Lecture on “Bartlett’s Familiar Shakespeare: The Pleasures and Pitfalls of Quotation”

Editor’s note: This article was initially published in The Daily Gazette, Swarthmore’s online, daily newspaper founded in Fall 1996. As of Fall 2018, the DG has merged with The Phoenix. See the about page to read more about the DG.

Thursday evening, Marjorie Garber, professor of English and American Literature and Language and of Visual and Environmental Studies at Harvard University (and member of the Swarthmore Class of ’66), gave the first of a series of interdisciplinary lectures sponsored in part by the William J. Cooper Foundation on “Perspectives in the Humanities.” Professor Garber’s lecture “Bartlett’s Familiar Shakespeare: The Pleasures and Pitfalls of Quotation” questioned the ubiquitous use of Shakespearean quotations as sources of Shakespeare’s personal opinions and wisdom.

Garber challenged that the perpetual quoting and misquoting of Shakespearean characters in popular culture, the media, and politics resulted in “phrases floating free” without the context of character or plot to properly understand their meaning. By asserting that “Shakespeare said” a certain statement, speakers make use of a shortcut to increase their own authority without actually considering whether the statement in any way reflects Shakespeare’s opinions.

In fact, Garber explained, a closer examination of the sources of quotations reveals that it is next to impossible to discern Shakespeare’s personal beliefs regarding an issue as Shakespeare continually presents contrasting arguments regarding various topics, offering each side of the debate an equally eloquent voice. Taking the words of each character to be an absolute truth, therefore, is a mistake as Shakespeare’s characters and situations are full of contradiction.

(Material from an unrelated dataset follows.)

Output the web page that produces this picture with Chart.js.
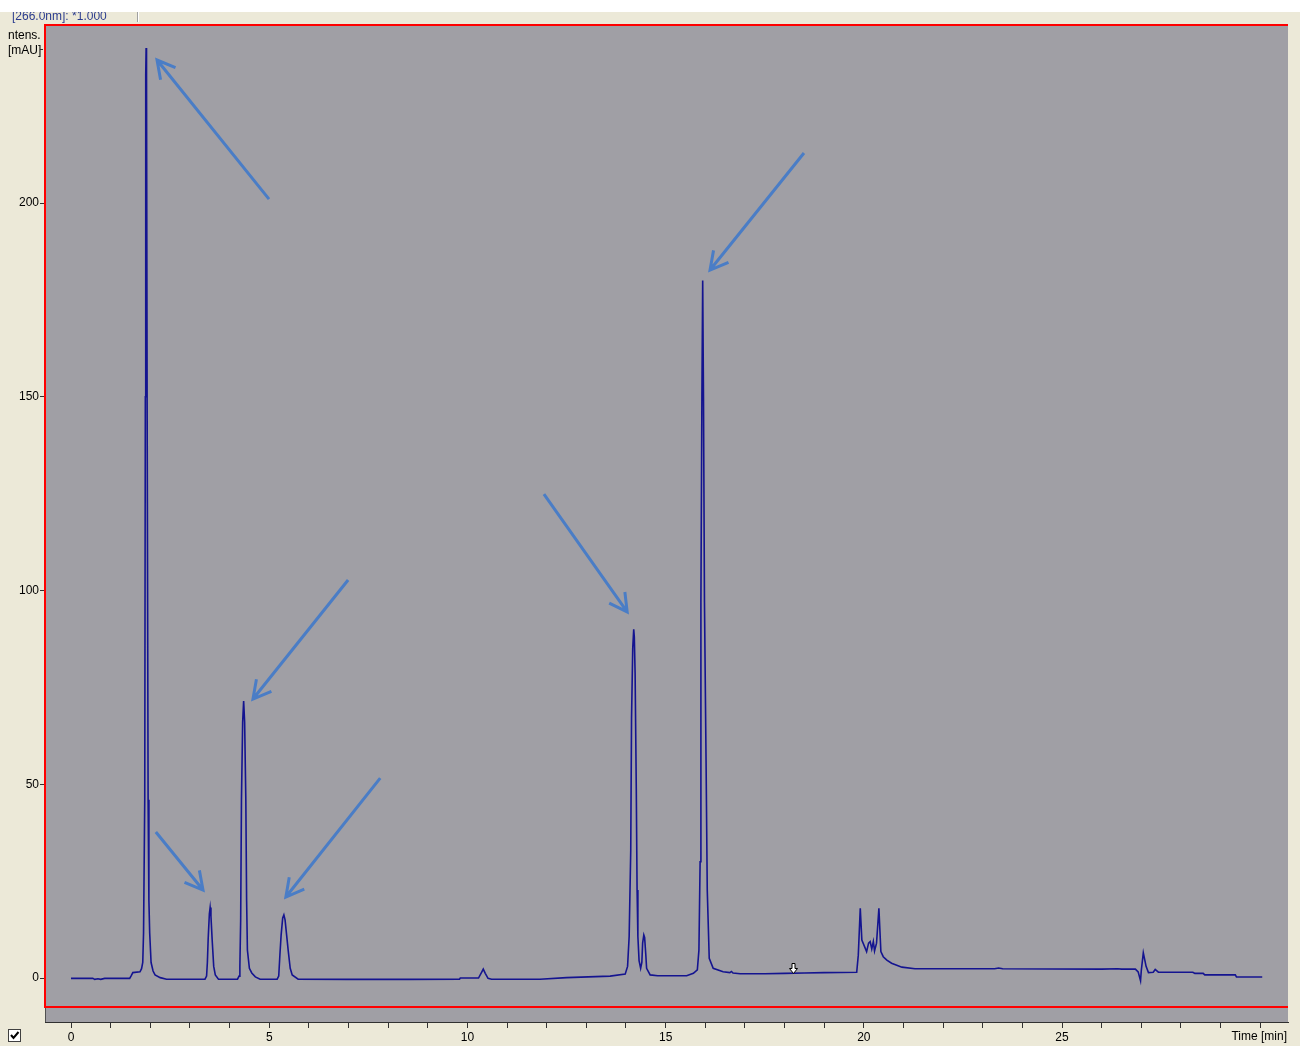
<!DOCTYPE html>
<html><head><meta charset="utf-8">
<script src="https://cdn.jsdelivr.net/npm/chart.js@4.4.0/dist/chart.umd.min.js"></script>
<style>html,body{margin:0;padding:0;background:#ECE9D8;overflow:hidden}canvas{display:block}</style>
</head><body>
<canvas id="c" width="1300" height="1046"></canvas>
<script>
// ---- data ----
const timeMin = [
0.00,0.55,0.60,0.68,0.75,0.85,1.48,1.52,1.56,1.74,1.78,1.81,1.83,1.86,1.875,1.885,1.895,1.905,1.92,1.945,1.965,1.985,2.02,2.07,2.12,2.25,2.41,
3.38,3.42,3.44,3.46,3.49,3.51,3.53,3.56,3.60,3.64,3.72,
4.20,4.24,4.26,4.28,4.30,4.33,4.355,4.38,4.41,4.43,4.45,4.50,4.56,4.65,4.77,
5.20,5.24,5.27,5.30,5.34,5.37,5.40,5.44,5.48,5.53,5.58,5.73,
7.00,8.50,9.80,9.82,10.28,10.36,10.40,10.45,10.52,10.61,11.83,12.50,13.60,13.98,14.04,
14.08,14.12,14.14,14.17,14.195,14.21,14.23,14.26,14.28,14.30,14.33,14.37,14.40,14.42,14.45,14.47,14.50,14.52,14.61,14.80,15.53,15.70,15.80,
15.84,15.87,15.89,15.915,15.935,15.955,15.98,16.02,16.05,16.10,16.20,16.45,16.62,16.66,16.70,16.88,17.50,18.00,18.50,19.00,19.82,
19.86,19.91,19.95,20.07,20.12,20.16,20.20,20.24,20.27,20.32,20.38,20.43,20.49,20.58,20.70,20.96,21.29,23.30,23.40,23.50,26.00,26.40,26.50,26.85,
26.92,26.98,27.00,27.05,27.12,27.18,27.30,27.35,27.43,28.30,28.35,28.56,28.60,29.37,29.40,30.05];
const intensity = [
-0.1,-0.1,-0.35,-0.2,-0.35,-0.1,-0.1,0.6,1.4,1.6,2.4,4.0,11.6,46,150,233,240,233,150,46,20,11.6,4.0,1.8,0.8,0.1,-0.3,
-0.3,0.5,4,10,16.5,18.2,16,10,3,0.8,-0.3,
-0.3,0.5,3,15,46,66,71.5,66,46,20,7.2,2.5,1.3,0.3,-0.3,
-0.3,0.5,6,11,15.5,16.3,15,11,7,2.5,0.8,-0.3,
-0.35,-0.35,-0.3,0.0,0.0,1.5,2.3,1.2,-0.1,-0.3,-0.3,0.1,0.5,1.0,3.0,
10.7,33,67,85,90,88,78.7,48.5,22.7,10.7,4.5,2.5,4,9,11.1,10.5,6,2.5,0.8,0.6,0.6,1.2,2.1,
7.2,30,97,150,180,150,97,56,22.7,5.1,2.5,1.6,1.4,1.7,1.3,1.1,1.1,1.2,1.3,1.4,1.5,
5.9,18.0,9.8,6.8,9.0,9.4,7.5,9.4,7.0,9.0,18.0,6.8,5.5,4.6,3.8,2.8,2.4,2.4,2.6,2.4,2.3,2.4,2.3,2.3,
1.6,-0.7,2.0,6.5,3.0,1.4,1.5,2.2,1.5,1.5,1.2,1.2,0.8,0.8,0.26,0.26];

const xTickValues = [0,1,2,3,4,5,6,7,8,9,10,11,12,13,14,15,16,17,18,19,20,21,22,23,24,25,26,27,28,29,30];
const xLabelValues = [0,5,10,15,20,25];
const yTickValues = [0,50,100,150,200];
const xRange = [-0.656, 30.70];
const yRange = [-11.35, 245.94];
const referenceLine = -7.5;

// annotation arrows in data units: [time, mAU]
const arrowTails = [[4.995,201.0],[18.49,212.9],[6.99,102.7],[11.93,124.9],[2.14,37.7],[7.80,51.6]];
const arrowHeads = [[2.170,236.9],[16.12,182.7],[4.59,72.0],[14.03,94.5],[3.33,22.7],[5.42,20.9]];
const eventMarkers = [[18.21,1.3]];

const yAxisTitle = ['ntens.','[mAU]'];
const xAxisTitle = 'Time [min]';
const headerText = '[266.0nm]: *1.000';

// ---- styling ----
const FONT = "'Liberation Sans',Arial,sans-serif";
const BEIGE = '#ECE9D8', PLOTGRAY = '#A09FA5', LINE = '#141490', ARROW = '#4A7DC6';

const bgPlugin = {
  id:'bg',
  beforeDraw(chart){
    const c = chart.ctx, a = chart.chartArea, W = chart.width, H = chart.height;
    c.save();
    c.fillStyle = BEIGE; c.fillRect(0,0,W,H);
    c.fillStyle = PLOTGRAY; c.fillRect(a.left, a.top, a.right-a.left, a.bottom-a.top);
    c.font = '12px ' + FONT; c.fillStyle = '#2B3C8F'; c.textBaseline = 'alphabetic'; c.textAlign='left';
    c.fillText(headerText, 12, 20);
    c.fillStyle = '#FFFFFF'; c.fillRect(0,0,W,12);
    c.fillStyle = '#A0A0A0'; c.fillRect(137,12,1,10);
    c.fillStyle = '#FFFFFF'; c.fillRect(138,12,1,10);
    c.restore();
  }
};

function drawArrow(c, x1, y1, x2, y2){
  const ang = Math.atan2(y1-y2, x1-x2), L = 20, sp = 0.5;
  c.beginPath();
  c.moveTo(x1,y1); c.lineTo(x2,y2);
  c.moveTo(x2 + L*Math.cos(ang-sp), y2 + L*Math.sin(ang-sp));
  c.lineTo(x2,y2);
  c.lineTo(x2 + L*Math.cos(ang+sp), y2 + L*Math.sin(ang+sp));
  c.stroke();
}

const overlayPlugin = {
  id:'overlay',
  afterDraw(chart){
    const c = chart.ctx, a = chart.chartArea, xs = chart.scales.x, ys = chart.scales.y;
    c.save();
    const yRef = Math.round(ys.getPixelForValue(referenceLine));
    const L = Math.round(a.left), T = Math.round(a.top), R = Math.round(a.right), B = Math.round(a.bottom);
    // red frame (2px)
    c.fillStyle = '#FF0000';
    c.fillRect(L-1, T-1, R-L+1, 2);
    c.fillRect(L-1, T-1, 2, yRef-T+2);
    c.fillRect(L-1, yRef-1, R-L+1, 2);
    c.fillStyle = '#505050';
    c.fillRect(L, yRef+1, 1, B-yRef-1);
    // arrows
    c.strokeStyle = ARROW; c.lineWidth = 3; c.lineJoin = 'miter'; c.lineCap = 'butt';
    for (let i=0;i<arrowTails.length;i++){
      drawArrow(c, xs.getPixelForValue(arrowTails[i][0]), ys.getPixelForValue(arrowTails[i][1]),
                   xs.getPixelForValue(arrowHeads[i][0]), ys.getPixelForValue(arrowHeads[i][1]));
    }
    // event markers (small white down arrow)
    c.lineWidth = 1; c.strokeStyle = '#000'; c.fillStyle = '#FFF'; c.lineJoin='miter';
    eventMarkers.forEach(m=>{
      const px = Math.round(xs.getPixelForValue(m[0])) + 0.5, py = Math.round(ys.getPixelForValue(m[1])) + 0.5;
      c.beginPath();
      c.moveTo(px-1.5, py-10); c.lineTo(px+1.5, py-10); c.lineTo(px+1.5, py-5);
      c.lineTo(px+4, py-5); c.lineTo(px, py); c.lineTo(px-4, py-5); c.lineTo(px-1.5, py-5);
      c.closePath(); c.fill(); c.stroke();
    });
    // axis titles
    c.fillStyle = '#000'; c.font = '12px ' + FONT; c.textBaseline = 'alphabetic';
    c.textAlign = 'left';
    c.fillText(yAxisTitle[0], 8, 39);
    c.fillText(yAxisTitle[1], 8, 54);
    c.fillStyle = '#303030';
    c.fillRect(40, 49, 3, 1);
    c.fillStyle = '#000';
    c.textAlign = 'right';
    c.fillText(xAxisTitle, 1287, 1040);
    // checkbox
    c.fillStyle = '#FFF'; c.fillRect(8.5, 1029.5, 12, 12);
    c.strokeStyle = '#404040'; c.strokeRect(8.5, 1029.5, 12, 12);
    c.strokeStyle = '#000'; c.lineWidth = 2;
    c.beginPath(); c.moveTo(11, 1035); c.lineTo(13.5, 1038); c.lineTo(18.5, 1032); c.stroke();
    c.restore();
  }
};

const points = timeMin.map((t,i)=>({x:t, y:intensity[i]}));

new Chart(document.getElementById('c'), {
  type:'line',
  data:{datasets:[{data:points, borderColor:LINE, borderWidth:1.6, pointRadius:0, tension:0, fill:false}]},
  options:{
    responsive:false, animation:false, devicePixelRatio:1,
    layout:{padding:{left:0, top:25, right:12, bottom:0}},
    plugins:{legend:{display:false}, tooltip:{enabled:false}},
    scales:{
      x:{
        type:'linear', min:xRange[0], max:xRange[1],
        afterBuildTicks:s=>{ s.ticks = xTickValues.map(v=>({value:v})); },
        afterFit:s=>{ s.height = 24; },
        grid:{drawOnChartArea:false, drawTicks:true, tickLength:6, color:'#303030'},
        border:{display:true, color:'#303030'},
        ticks:{autoSkip:false, maxRotation:0, minRotation:0, padding:2, color:'#000',
               font:{family:FONT, size:12},
               callback:v=> xLabelValues.includes(v) ? String(v) : ''}
      },
      y:{
        type:'linear', min:yRange[0], max:yRange[1],
        afterBuildTicks:s=>{ s.ticks = yTickValues.map(v=>({value:v})); },
        afterFit:s=>{ s.width = 45; },
        grid:{drawOnChartArea:false, drawTicks:true, tickLength:5, color:'#303030'},
        border:{display:false},
        ticks:{padding:1, color:'#000', font:{family:FONT, size:12}}
      }
    }
  },
  plugins:[bgPlugin, overlayPlugin]
});
</script>
</body></html>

Instead, Garber advocates that students of Shakespeare interested in his beliefs look at “the interplay of voices” rather than cutting out one or two lines of wittily arranged dialogue as is so conveniently presented by quotation books like those of John Bartlett. Quoting Shakespeare, Garber concluded, can only be beneficial, but one should take great care before trying to transform Shakespeare into a moral guide or source of ethical advice.